ステュアート・ローゼンバーグとオーディションで一緒になり、私のオーディション中に彼と口論になりました。彼は本物の左翼で、単刀直入に「あなたはどうしてあんな映画が作れるのか」と聞いてきました。私は「本気かよ。私は俳優だ。第三帝国を支持する映画に出たわけでもないのに」と言いました。「こんなやつはどうでもいい」と思っていましたが、私の反論に感謝した彼が役をくれたので、『新・動く標的』(スチュアート・ローゼンバーグ監督、1975年)という映画でポール・ニューマンと共演しました。

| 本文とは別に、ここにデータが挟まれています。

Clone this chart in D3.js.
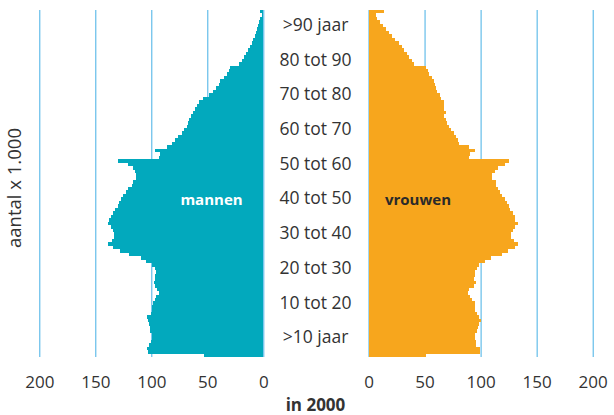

『ダーティハリー』の制作で、ほかに印象的だった思い出はありますか?
映画の結末で警察バッジをどうするかについて、ドンとクリントが激しく言い争っていました。スコーピオは息絶えて池に浮かんでいます。ハリーはバッジを取って投げ捨てるのか、という問題がありました*2。ドンや私は投げ捨てなければいけないと思っていました。彼は外れ値であり、私刑を下した人間だからです。彼は正義や名誉について異なる規則に生きる男です。法律の外へ踏み出してしまったわけです。ドンが勝ってとても嬉しく思いました。
クリントはバッジをポケットに戻したがっていたということですか?
ええ。彼は反論して、「法と秩序の男なのに、どうしてバッジを投げ捨てるのか」と言っていました。
あの終え方は『真昼の決闘』(フレッド・ジンネマン監督、1952年)の最後への目配せだと思っていました。あの映画でも主人公[訳注:ゲイリー・クーパー演じる保安官のウィル・ケイン]が同じことをするからです。
たぶんその通りですが、大きな論争の種になっていました。ドンの考えが通ってとても嬉しかったです。